タロットが「神秘」をまとう契機は1781年に訪れた。パリの百科全書派の学者、クール・ド・ジェブランと、コント・デ・メレが「タロットエジプト起源説」を唱えたのだ。端的にいうと、これはアナクロニズム的な誤りであるのだが、タロットには古代エジプトの秘儀が暗号化されているというこのロマンティックな説が多くのオカルト主義者たちのファンタジーを掻き立て、急速にタロットはオカルト化されてゆく。そしてタロットに描かれたさまざまなモチーフの象徴的な意味を深読みしていく、あるいは意識的に秘教的な意味を込めた意匠を描きこむという「伝統」が生まれたのである。こうしてタロットにちりばめられたさまざまなシンボルを、ルネサンスの寓意から人生への深いメッセージとして「解読」するという営みを楽しむことができるようになったのだ。
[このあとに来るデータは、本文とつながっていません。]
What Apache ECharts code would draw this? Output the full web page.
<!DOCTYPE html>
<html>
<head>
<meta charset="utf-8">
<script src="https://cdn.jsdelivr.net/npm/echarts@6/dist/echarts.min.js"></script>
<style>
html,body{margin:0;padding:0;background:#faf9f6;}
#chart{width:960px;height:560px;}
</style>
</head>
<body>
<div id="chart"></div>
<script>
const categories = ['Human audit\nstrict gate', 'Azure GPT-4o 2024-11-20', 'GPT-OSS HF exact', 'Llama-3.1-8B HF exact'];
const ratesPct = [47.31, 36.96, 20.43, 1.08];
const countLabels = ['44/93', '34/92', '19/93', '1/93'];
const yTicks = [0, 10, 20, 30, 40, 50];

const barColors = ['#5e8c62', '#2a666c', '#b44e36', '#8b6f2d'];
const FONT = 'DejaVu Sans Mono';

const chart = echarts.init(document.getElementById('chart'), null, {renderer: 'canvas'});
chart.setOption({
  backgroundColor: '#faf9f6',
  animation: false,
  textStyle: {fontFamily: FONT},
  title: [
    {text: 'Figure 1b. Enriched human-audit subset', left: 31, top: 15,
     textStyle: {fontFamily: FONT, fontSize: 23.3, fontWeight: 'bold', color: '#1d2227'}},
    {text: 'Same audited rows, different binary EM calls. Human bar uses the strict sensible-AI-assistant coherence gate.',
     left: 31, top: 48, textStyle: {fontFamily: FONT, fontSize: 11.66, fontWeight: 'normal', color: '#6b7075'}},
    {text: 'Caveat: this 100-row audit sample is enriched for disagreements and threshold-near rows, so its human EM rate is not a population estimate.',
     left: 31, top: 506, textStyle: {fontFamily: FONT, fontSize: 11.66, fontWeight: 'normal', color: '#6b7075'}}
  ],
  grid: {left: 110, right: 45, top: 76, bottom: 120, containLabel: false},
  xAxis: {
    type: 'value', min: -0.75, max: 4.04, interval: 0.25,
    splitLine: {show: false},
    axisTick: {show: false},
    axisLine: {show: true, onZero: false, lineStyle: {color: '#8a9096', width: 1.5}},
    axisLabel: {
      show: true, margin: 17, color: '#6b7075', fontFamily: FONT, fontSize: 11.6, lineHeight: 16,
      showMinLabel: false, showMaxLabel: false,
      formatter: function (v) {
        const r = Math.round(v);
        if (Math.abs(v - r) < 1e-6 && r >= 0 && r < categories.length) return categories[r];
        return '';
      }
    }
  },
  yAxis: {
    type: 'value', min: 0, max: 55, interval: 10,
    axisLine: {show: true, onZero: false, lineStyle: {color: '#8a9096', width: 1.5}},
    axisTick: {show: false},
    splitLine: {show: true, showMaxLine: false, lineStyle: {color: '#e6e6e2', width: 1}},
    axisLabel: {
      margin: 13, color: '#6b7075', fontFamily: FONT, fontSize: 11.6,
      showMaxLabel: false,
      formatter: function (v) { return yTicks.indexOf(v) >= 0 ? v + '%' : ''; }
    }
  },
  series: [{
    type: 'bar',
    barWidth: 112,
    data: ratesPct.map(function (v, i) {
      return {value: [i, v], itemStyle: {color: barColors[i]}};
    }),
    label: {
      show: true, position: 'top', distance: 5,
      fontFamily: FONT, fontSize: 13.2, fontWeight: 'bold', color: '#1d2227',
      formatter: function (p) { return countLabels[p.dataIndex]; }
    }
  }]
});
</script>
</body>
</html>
 例えば、今年の干支である「蛇」をタロットの中に探してみよう。今回題材にするのは、現在最もポピュラーなパックになっている「ウェイト゠スミス版」である。1909年にオカルト主義者アーサー・ウェイトが画家パメラ・コールマン・スミスに描かせたこのタロットの絵を、きっとみなさんもどこかで目にされたことがあるはずだ。
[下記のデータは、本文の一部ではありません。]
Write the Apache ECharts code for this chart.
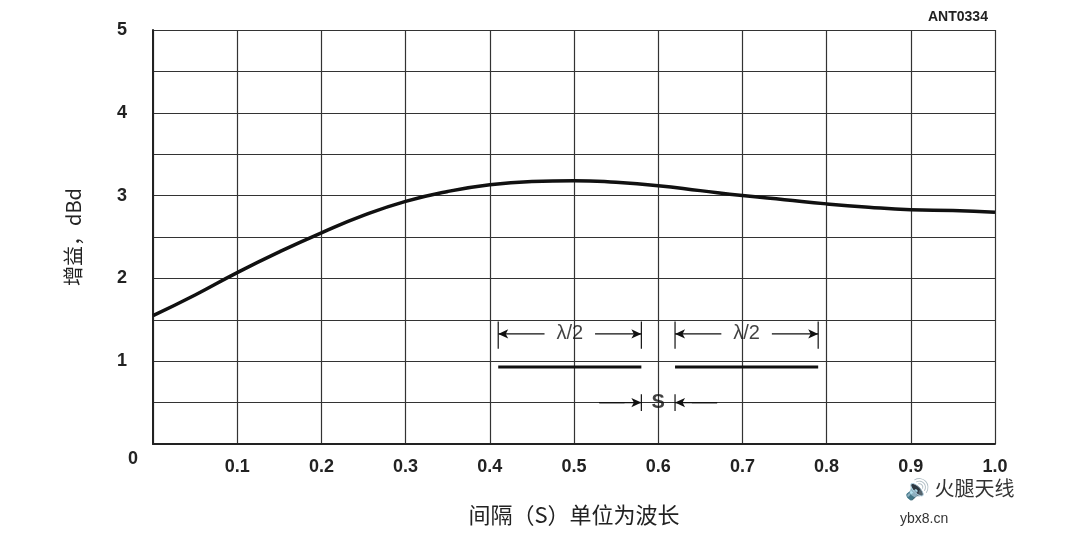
<!DOCTYPE html><html><head><meta charset="utf-8"><script src="https://cdn.jsdelivr.net/npm/echarts@6/dist/echarts.min.js"></script></head><body style="margin:0;background:#fff"><div id="c" style="width:1080px;height:547px"></div><script>
const xs=[0,0.05,0.1,0.15,0.2,0.25,0.3,0.35,0.4,0.45,0.5,0.55,0.6,0.65,0.7,0.75,0.8,0.85,0.9,0.95,1.0];
const gain=[1.55,1.8,2.07,2.32,2.55,2.76,2.93,3.05,3.13,3.17,3.18,3.16,3.12,3.06,3.0,2.95,2.9,2.86,2.83,2.82,2.8];
const xTicks=['0','0.1','0.2','0.3','0.4','0.5','0.6','0.7','0.8','0.9','1.0'];
const yTicks=['0','1','2','3','4','5'];
const el1=[[0.41,0.93],[0.58,0.93]], el2=[[0.62,0.93],[0.79,0.93]];
const dimY=1.33, sY=0.5;
const ticks=[0.41,0.58,0.62,0.79];
const ch=echarts.init(document.getElementById('c'));
const F='"Liberation Sans",Arial,sans-serif';
const ln=(d,w,extra)=>Object.assign({type:'line',data:d,symbol:'none',lineStyle:{color:'#111',width:w},itemStyle:{color:'#111'},silent:true,z:3},extra||{});
const arrow=(a,b)=>ln([{value:a,symbol:'none'},{value:b,symbol:'arrow',symbolSize:[7,10],symbolRotate:b[0]<a[0]?90:-90}],1.2,{showSymbol:true});
const series=[ln(xs.map((x,i)=>[x,gain[i]]),3.5,{smooth:true}),
 ln(el1,3),ln(el2,3),
 arrow([0.465,dimY],[0.41,dimY]),arrow([0.525,dimY],[0.58,dimY]),
 arrow([0.675,dimY],[0.62,dimY]),arrow([0.735,dimY],[0.79,dimY]),
 arrow([0.53,sY],[0.58,sY]),arrow([0.67,sY],[0.62,sY]),
 ln([[0.58,sY+0.1],[0.58,sY-0.1]],1.2),ln([[0.62,sY+0.1],[0.62,sY-0.1]],1.2),
 ln([[0.56,sY],[0.53,sY]],1.2),ln([[0.64,sY],[0.67,sY]],1.2)];
ticks.forEach(t=>series.push(ln([[t,dimY+0.15],[t,dimY-0.18]],1.2)));
series.push({type:'scatter',symbolSize:0,data:[[0.495,dimY],[0.705,dimY],[0.6,sY]].map((p,i)=>({value:p,label:{show:true,position:'inside',formatter:i<2?'λ/2':'S',fontSize:20,fontFamily:F,color:'#111',fontWeight:i<2?'normal':'bold'}})),silent:true,z:5});
ch.setOption({animation:false,
 grid:{left:153,right:85,top:30,bottom:103},
 xAxis:{type:'value',min:0,max:1,interval:0.1,axisLine:{lineStyle:{color:'#222',width:2}},axisTick:{show:false},
  splitLine:{show:true,lineStyle:{color:'#333',width:1.2}},
  axisLabel:{formatter:v=>xTicks[Math.round(v*10)],fontSize:18,fontWeight:'bold',color:'#222',fontFamily:F,margin:14,showMinLabel:false},
  name:'间隔（S）单位为波长',nameLocation:'middle',nameGap:60,nameTextStyle:{fontSize:22,color:'#222',fontFamily:'"Noto Sans CJK SC"'}},
 yAxis:{type:'value',min:0,max:5,interval:0.5,axisLine:{show:true,lineStyle:{color:'#222',width:2}},axisTick:{show:false},
  splitLine:{lineStyle:{color:'#333',width:1.2}},
  axisLabel:{formatter:v=>Number.isInteger(v)&&v>0?yTicks[v]:'',fontSize:18,fontWeight:'bold',color:'#222',fontFamily:F,margin:26},
  name:'增益，dBd',nameLocation:'middle',nameGap:70,nameTextStyle:{fontSize:20,color:'#222',fontFamily:'"Noto Sans CJK SC"'}},
 graphic:[{type:'text',left:928,top:10,style:{text:'ANT0334',fontSize:14,fontWeight:'bold',fill:'#222',fontFamily:F}},
  {type:'text',left:128,top:450,style:{text:'0',fontSize:18,fontWeight:'bold',fill:'#222',fontFamily:F}},
  {type:'text',left:905,top:478,style:{text:'🔊 火腿天线',fontSize:20,fill:'#333',fontFamily:'"Noto Sans CJK SC"'}},
  {type:'text',left:900,top:512,style:{text:'ybx8.cn',fontSize:14,fill:'#333',fontFamily:F}}],
 series});
</script></body></html>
 ウェイト゠スミス版の中で「蛇」といえばすぐに思い出されるのは、「恋人」の札にみられる蛇である。

 19世紀までの伝統的なタロットの「恋人」には、キューピッドが弓矢を向ける恋人たちが描かれるのが通例であったが、ウェイト゠スミス版では、大天使が祝福する下で、アダムとイヴが描かれている。アダムはイヴを見つめているが、イヴは天上の大天使を見つめている。イヴのそばに立つ樹には蛇がまきついてイヴを誘惑しているようにみえる。キリスト教では蛇は言わずと知れたサタンの化身である。しかし、このタロットを制作したウェイトは、イヴの堕落をオーソドクスな解釈とはかなり異なるかたちでとらえている。ウェイトいわく、イヴは「神の摂理の秘められたる法則」であり、「人類が最終的に目覚めるのは、彼女に転嫁された過ちを通じてである」。深遠な神秘主義者であるウェイトの意図を正しく読み解く自信はないが、おそらくは蛇の誘惑に乗ることで、人類は新たな意識性を獲得する道へ至る、ということなのだろうか。だとすればこれは世界を創造した神は偽の神であって、知恵の実を食べさせ、人間を無知蒙昧な無意識状態から覚醒させた蛇こそ、真の神であるとみなした古代の異端、グノーシス派の思想と繋がる発想であると言えるかもしれない。